Nederland wil misdaden tegen de mensheid berechten
Nederland kan vanaf dit jaar internationale misdrijven zoals misdaden tegen de mensheid en volkerenmoord bestraffen. De Eerste Kamer nam dinsdag de Wet internationale misdrijven (WIM) aan.
Deze wet geeft de Nederlandse justitie een ”universele rechtsmacht” als het gaat om deze ernstige schendingen van het internationaal humanitair recht. Dat betekent dat de overtreding niet in Nederland hoeft te zijn begaan.
De WIM is onder meer nodig om het Internationaal Strafhof (ICC) in Den Haag beter bij de Nederlandse wetgeving te laten aansluiten. Steeds meer landen, zoals Duitsland en Canada, voeren dit soort wetgeving in.
Vanaf 1952 had Nederland op grond van de Wet oorlogsstrafrecht deze rechtsmacht al voor oorlogsmisdaden, maar daarvan is nauwelijks gebruikgemaakt. Inmiddels zijn daar dus de misdaden tegen de mensheid en volkerenmoord bij gekomen.
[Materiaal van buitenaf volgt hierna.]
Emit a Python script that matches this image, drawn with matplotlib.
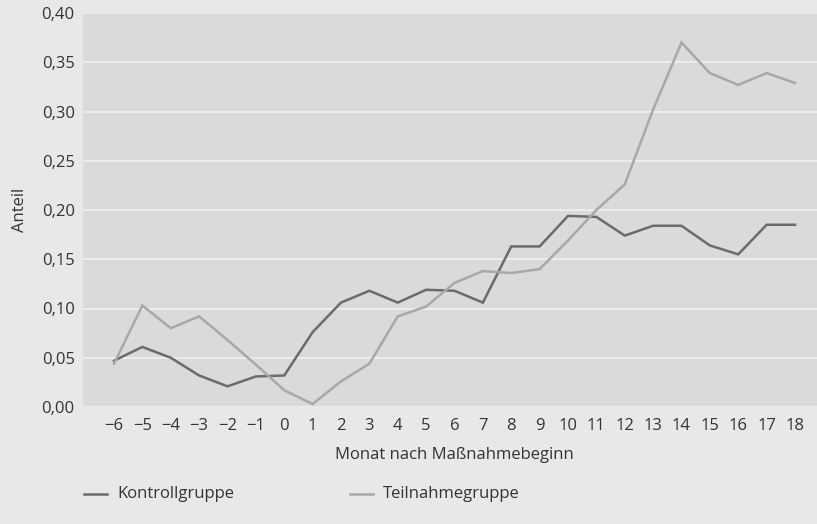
import matplotlib
matplotlib.use("Agg")
import matplotlib.pyplot as plt
from matplotlib.lines import Line2D
from matplotlib.ticker import FuncFormatter

months = list(range(-6, 19))
kontroll = [0.047, 0.061, 0.050, 0.032, 0.021, 0.031, 0.032, 0.076, 0.106, 0.118,
            0.106, 0.119, 0.118, 0.106, 0.163, 0.163, 0.194, 0.193, 0.174, 0.184,
            0.184, 0.164, 0.155, 0.185, 0.185]
teilnahme = [0.044, 0.103, 0.080, 0.092, 0.068, 0.043, 0.017, 0.003, 0.026, 0.044,
             0.092, 0.102, 0.126, 0.138, 0.136, 0.140, 0.169, 0.200, 0.226, 0.302,
             0.370, 0.339, 0.327, 0.339, 0.329]
yticks = [0.00, 0.05, 0.10, 0.15, 0.20, 0.25, 0.30, 0.35, 0.40]

plt.rcParams['font.family'] = ['Open Sans', 'DejaVu Sans']
FS = 12
TXT = '#333333'
LW = 1.8

fig = plt.figure(figsize=(8.17, 5.24), dpi=100)
fig.patch.set_facecolor('#e7e8ea')
ax = fig.add_axes([83/817, 1-407/524, 1-83/817, (407-13)/524])
ax.set_facecolor('#d9dadc')
for s in ax.spines.values():
    s.set_visible(False)

ax.set_ylim(0, 0.40)
ax.set_xlim(-6 - 31/28.375, 18 + 22/28.375)
ax.set_yticks(yticks)
ax.yaxis.set_major_formatter(FuncFormatter(lambda v, p: f"{v:.2f}".replace('.', ',')))
ax.set_xticks(months)
ax.set_xticklabels([str(m).replace('-', '\u2212') for m in months])
ax.tick_params(length=0, labelsize=FS, colors=TXT)
ax.tick_params(axis='x', pad=8)
ax.tick_params(axis='y', pad=6)
ax.grid(axis='y', color='#eeeff0', linewidth=1.3)
ax.set_axisbelow(True)

ax.plot(months, kontroll, color='#6b6b6d', linewidth=LW, solid_joinstyle='miter')
ax.plot(months, teilnahme, color='#a7a8aa', linewidth=LW, solid_joinstyle='miter')

fig.text(20/817, 1-210/524, 'Anteil', rotation=90, ha='center', va='center', fontsize=FS, color=TXT)
fig.text(454/817, 1-455/524, 'Monat nach Maßnahmebeginn', ha='center', va='center', fontsize=FS, color=TXT)

# legend
ly = 1 - 494/524
fig.add_artist(Line2D([84/817, 107/817], [ly, ly], color='#6b6b6d', linewidth=LW, transform=fig.transFigure))
fig.text(117/817, ly, 'Kontrollgruppe', ha='left', va='center', fontsize=FS, color=TXT)
fig.add_artist(Line2D([350/817, 373/817], [ly, ly], color='#a7a8aa', linewidth=LW, transform=fig.transFigure))
fig.text(383/817, ly, 'Teilnahmegruppe', ha='left', va='center', fontsize=FS, color=TXT)

fig.savefig('out.png', dpi=100, facecolor=fig.get_facecolor())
Het VVD-Eerste-Kamerlid Rosenthal ging dinsdag tijdens het debat in op de regeling van de onschendbaarheid van regeringsleden in actieve dienst. Minister Donner van Justitie erkende dat Nederland hierin afhankelijk was van de ontwikkeling van het internationaal recht, onder meer door het Internationaal Gerechtshof in Den Haag. „Het handelen van een regeringsleider of een minister van Buitenlandse Zaken kan meestal worden gezien als het handelen van een staat. En het is niet aan Nederland om daarover rechtsmacht te claimen.”
De Wet internationale misdrijven geeft alleen bevoegdheid tot vervolging als het misdrijf in „persoonlijke hoedanigheid” is gepleegd en niet in naam van de staat. „In sommige gevallen zal de rechter eraan te pas moeten komen om te bepalen of dit zo is. Verder maakt het in dit verband natuurlijk nogal wat uit of Nederland die staat al dan niet erkent”, aldus Donner.
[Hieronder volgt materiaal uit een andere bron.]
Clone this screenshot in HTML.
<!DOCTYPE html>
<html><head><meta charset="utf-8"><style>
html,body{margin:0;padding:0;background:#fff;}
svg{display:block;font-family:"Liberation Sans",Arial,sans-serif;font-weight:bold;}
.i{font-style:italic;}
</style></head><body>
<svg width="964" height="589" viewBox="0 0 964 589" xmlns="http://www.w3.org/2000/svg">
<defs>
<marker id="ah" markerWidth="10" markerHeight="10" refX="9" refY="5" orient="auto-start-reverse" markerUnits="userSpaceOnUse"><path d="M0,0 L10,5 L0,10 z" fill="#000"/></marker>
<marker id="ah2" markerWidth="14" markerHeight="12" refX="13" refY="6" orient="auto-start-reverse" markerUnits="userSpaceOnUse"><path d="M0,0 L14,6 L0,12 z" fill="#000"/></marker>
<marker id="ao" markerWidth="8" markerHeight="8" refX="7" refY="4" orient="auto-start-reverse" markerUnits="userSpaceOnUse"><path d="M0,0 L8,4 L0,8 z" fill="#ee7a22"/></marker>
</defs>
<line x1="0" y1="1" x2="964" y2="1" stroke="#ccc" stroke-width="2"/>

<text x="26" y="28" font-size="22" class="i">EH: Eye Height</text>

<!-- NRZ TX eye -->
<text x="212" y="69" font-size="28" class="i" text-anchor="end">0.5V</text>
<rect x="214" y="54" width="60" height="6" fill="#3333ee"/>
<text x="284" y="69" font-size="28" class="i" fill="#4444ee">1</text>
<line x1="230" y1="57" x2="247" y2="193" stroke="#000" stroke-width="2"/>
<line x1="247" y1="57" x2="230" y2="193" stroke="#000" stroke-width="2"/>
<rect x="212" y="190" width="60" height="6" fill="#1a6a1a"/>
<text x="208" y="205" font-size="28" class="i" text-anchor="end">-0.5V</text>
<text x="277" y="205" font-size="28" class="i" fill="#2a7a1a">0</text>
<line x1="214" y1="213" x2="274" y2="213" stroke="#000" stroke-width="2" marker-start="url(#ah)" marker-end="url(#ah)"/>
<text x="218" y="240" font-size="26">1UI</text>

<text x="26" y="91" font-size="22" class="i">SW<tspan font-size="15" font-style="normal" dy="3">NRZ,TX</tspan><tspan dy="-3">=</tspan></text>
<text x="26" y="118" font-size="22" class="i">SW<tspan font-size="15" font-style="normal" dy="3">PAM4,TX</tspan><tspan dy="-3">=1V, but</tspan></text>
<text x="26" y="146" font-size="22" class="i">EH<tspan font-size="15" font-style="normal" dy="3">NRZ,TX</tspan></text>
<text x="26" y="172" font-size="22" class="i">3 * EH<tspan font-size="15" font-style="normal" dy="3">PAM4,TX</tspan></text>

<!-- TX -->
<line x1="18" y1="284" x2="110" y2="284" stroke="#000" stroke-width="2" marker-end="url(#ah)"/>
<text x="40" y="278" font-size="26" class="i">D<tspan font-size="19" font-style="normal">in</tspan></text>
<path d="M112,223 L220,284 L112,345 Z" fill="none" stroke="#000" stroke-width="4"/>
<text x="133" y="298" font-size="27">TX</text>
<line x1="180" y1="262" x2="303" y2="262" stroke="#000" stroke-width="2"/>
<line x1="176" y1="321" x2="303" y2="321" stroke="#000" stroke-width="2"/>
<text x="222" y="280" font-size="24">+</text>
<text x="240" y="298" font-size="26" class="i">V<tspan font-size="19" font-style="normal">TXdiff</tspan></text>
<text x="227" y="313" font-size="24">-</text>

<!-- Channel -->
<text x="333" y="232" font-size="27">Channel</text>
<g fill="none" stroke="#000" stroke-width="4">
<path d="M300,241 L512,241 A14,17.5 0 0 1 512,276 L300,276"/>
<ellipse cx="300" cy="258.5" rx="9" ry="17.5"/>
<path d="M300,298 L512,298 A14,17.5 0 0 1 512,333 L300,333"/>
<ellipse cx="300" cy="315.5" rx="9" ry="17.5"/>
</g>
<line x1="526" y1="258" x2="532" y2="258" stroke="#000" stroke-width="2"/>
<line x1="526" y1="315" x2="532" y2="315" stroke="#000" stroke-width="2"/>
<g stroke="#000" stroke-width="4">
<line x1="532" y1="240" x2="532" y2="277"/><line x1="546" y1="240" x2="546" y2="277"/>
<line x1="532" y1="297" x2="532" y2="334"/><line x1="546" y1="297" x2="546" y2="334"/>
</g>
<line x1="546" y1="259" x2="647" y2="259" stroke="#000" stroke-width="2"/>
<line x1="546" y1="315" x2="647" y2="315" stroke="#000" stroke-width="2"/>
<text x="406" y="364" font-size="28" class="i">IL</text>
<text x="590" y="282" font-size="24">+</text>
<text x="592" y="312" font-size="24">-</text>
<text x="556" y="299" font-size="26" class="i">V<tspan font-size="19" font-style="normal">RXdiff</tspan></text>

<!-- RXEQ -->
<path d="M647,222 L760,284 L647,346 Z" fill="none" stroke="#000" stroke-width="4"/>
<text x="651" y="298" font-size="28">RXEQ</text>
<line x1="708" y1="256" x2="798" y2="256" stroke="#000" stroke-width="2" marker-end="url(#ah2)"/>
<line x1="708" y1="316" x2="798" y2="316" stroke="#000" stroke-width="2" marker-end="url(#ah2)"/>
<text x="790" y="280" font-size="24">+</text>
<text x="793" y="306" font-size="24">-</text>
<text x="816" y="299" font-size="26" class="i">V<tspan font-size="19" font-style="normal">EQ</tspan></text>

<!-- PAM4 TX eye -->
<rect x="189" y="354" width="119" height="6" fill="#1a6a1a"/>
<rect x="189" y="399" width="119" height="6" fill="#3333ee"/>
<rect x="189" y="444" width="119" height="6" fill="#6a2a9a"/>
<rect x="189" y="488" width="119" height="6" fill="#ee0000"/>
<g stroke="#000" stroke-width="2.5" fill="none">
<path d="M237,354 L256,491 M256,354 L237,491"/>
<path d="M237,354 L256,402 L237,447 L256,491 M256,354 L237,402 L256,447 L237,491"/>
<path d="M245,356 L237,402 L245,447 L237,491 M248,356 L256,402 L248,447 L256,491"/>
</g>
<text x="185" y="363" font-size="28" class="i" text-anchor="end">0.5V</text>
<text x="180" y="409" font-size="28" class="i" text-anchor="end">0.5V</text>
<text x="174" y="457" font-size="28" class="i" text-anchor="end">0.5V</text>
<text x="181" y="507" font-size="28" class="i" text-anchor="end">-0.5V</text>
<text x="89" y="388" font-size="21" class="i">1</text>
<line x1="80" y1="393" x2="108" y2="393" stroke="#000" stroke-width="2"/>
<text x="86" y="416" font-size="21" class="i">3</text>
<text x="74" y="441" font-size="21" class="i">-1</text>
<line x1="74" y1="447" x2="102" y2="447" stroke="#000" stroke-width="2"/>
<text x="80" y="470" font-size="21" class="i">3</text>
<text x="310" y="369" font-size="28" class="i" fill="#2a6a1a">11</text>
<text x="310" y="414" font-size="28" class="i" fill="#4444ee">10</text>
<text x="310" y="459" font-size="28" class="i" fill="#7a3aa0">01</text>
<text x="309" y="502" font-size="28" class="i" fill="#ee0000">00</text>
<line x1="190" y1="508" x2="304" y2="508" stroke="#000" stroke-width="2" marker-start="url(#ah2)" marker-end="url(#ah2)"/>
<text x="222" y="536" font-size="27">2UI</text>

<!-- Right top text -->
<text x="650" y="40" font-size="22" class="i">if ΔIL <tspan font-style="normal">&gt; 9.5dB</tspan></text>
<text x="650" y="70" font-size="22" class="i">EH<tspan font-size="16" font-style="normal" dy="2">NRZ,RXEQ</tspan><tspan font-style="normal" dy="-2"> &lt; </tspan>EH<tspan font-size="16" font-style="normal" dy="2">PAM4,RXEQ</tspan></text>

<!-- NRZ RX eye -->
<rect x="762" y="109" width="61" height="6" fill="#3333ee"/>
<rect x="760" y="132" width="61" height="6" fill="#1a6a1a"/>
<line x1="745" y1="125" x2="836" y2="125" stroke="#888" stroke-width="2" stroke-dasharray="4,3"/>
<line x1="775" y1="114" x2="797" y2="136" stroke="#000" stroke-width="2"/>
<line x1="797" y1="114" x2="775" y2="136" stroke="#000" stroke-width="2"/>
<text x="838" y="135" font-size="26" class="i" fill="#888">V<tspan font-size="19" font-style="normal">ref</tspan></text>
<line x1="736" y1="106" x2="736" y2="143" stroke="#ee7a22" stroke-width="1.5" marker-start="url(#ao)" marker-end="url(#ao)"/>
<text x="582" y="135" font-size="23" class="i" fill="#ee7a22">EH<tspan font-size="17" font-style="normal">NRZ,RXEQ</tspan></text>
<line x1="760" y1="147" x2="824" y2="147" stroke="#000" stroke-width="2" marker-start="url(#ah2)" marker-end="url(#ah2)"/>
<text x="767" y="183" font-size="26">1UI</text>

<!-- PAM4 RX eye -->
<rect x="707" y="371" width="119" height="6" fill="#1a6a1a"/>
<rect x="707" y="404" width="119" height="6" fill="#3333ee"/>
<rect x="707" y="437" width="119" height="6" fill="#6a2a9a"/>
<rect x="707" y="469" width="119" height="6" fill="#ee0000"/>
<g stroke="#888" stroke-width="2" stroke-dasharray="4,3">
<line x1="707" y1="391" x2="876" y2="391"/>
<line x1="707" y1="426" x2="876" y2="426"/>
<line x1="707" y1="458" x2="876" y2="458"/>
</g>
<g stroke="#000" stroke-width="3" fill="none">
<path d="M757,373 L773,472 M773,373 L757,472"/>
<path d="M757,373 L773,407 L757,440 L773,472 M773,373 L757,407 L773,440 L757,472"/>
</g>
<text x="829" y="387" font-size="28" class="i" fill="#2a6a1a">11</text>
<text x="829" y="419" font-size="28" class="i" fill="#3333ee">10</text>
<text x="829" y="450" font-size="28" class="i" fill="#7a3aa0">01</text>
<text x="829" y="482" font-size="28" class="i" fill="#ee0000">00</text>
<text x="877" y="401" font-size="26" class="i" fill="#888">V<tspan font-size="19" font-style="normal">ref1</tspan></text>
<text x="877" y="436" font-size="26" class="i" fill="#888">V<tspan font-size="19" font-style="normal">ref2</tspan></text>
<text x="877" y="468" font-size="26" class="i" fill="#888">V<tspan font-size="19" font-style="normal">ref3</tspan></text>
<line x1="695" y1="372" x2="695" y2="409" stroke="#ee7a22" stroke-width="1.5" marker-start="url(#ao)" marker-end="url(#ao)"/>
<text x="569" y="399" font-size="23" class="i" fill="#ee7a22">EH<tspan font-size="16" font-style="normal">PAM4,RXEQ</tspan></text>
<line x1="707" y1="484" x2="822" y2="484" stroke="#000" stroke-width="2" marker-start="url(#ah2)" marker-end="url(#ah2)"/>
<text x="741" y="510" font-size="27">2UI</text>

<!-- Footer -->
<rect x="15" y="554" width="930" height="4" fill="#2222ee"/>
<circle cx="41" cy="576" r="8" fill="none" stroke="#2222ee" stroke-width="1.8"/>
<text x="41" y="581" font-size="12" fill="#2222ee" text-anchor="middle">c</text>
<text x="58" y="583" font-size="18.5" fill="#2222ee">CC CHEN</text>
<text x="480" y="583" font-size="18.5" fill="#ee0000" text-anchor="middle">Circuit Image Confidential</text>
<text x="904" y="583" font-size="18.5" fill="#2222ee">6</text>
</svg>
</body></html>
SP-kamerlid Kox stelde vragen over de eis dat de verdachte in Nederland aanwezig moet zijn voordat Justitie actie mag ondernemen. Volgens minister Donner is het openbaar ministerie echter niet bevoegd informatie vast te leggen over personen die nog niet officieel als verdachte zijn aangemerkt. „Bovendien zouden we dan duizenden dossiers moeten aanleggen van alle oorlogsmisdadigers die mogelijk ooit naar Nederland zouden kunnen komen.”
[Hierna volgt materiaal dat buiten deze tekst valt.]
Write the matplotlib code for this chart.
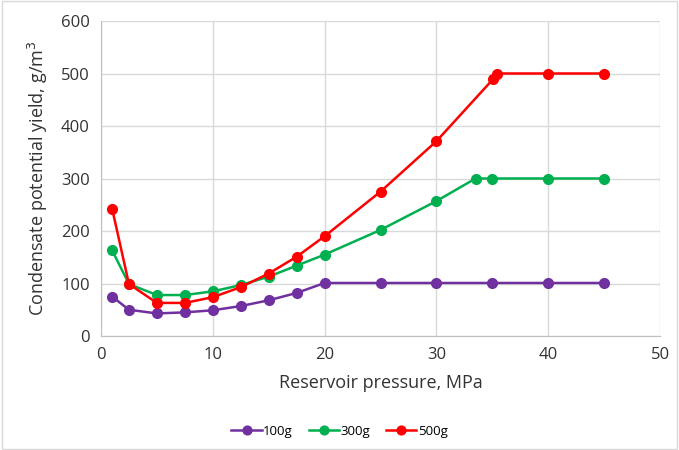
import numpy as np
import matplotlib
matplotlib.use("Agg")
import matplotlib.pyplot as plt

plt.rcParams['font.family'] = ['Open Sans', 'DejaVu Sans']

# data
x_100 = [1, 2.5, 5, 7.5, 10, 12.5, 15, 17.5, 20, 25, 30, 35, 40, 45]
y_100 = [75, 50, 43, 45, 49, 57, 68, 82, 101, 101, 101, 101, 101, 101]

x_300 = [1, 2.5, 5, 7.5, 10, 12.5, 15, 17.5, 20, 25, 30, 33.5, 35, 40, 45]
y_300 = [163, 99, 78, 78, 85, 97, 113, 134, 155, 202, 257, 300, 300, 300, 300]

x_500 = [1, 2.5, 5, 7.5, 10, 12.5, 15, 17.5, 20, 25, 30, 35.1, 35.4, 40, 45]
y_500 = [242, 99, 63, 63, 74, 93, 119, 151, 190, 275, 371, 490, 500, 500, 500]

fig = plt.figure(figsize=(6.79, 4.5), dpi=100)
ax = fig.add_axes([101 / 679, 1 - 336 / 450, 559 / 679, 315 / 450])

series = [
    (x_100, y_100, "#7030A0", "100g"),
    (x_300, y_300, "#00B050", "300g"),
    (x_500, y_500, "#FF0000", "500g"),
]
for xs, ys, c, lab in series:
    ax.plot(xs, ys, color=c, lw=1.8, marker="o", markersize=7, label=lab)

ax.set_xlim(0, 50)
ax.set_ylim(0, 600)
ax.set_xticks(np.arange(0, 51, 10))
ax.set_yticks(np.arange(0, 601, 100))
ax.grid(True, color="#d9d9d9", lw=1)
ax.set_axisbelow(True)
for s in ["top", "right"]:
    ax.spines[s].set_visible(False)
for s in ["left", "bottom"]:
    ax.spines[s].set_color("#bfbfbf")
ax.tick_params(length=0, labelsize=12, colors="#333333", pad=8)
ax.set_xlabel("Reservoir pressure, MPa", fontsize=13, color="#333333", labelpad=8)
ax.set_ylabel("Condensate potential yield, g/m$^3$", fontsize=13, color="#333333", labelpad=8)

fig.legend(loc="center", bbox_to_anchor=(0.5, 1 - 431 / 450), ncol=3, frameon=False,
           fontsize=9.5, handlelength=2.3, columnspacing=1.2, handletextpad=0.1,
           markerscale=0.9)

# light frame round the whole chart
fig.patches.append(plt.Rectangle((0.003, 0.003), 0.994, 0.994, transform=fig.transFigure,
                                 fill=False, edgecolor="#d9d9d9", lw=1))

fig.savefig("out.png", dpi=100)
In het geval van oorlogsmisdadigers die zich als vluchteling in Nederland melden, zei Donner veel te verwachten van informatie-uitwisseling met andere landen. „Zodra de persoon is geïdentificeerd als de gezochte verdachte, kun je informatie uit het land van herkomst opvragen of je kunt hem uitleveren.”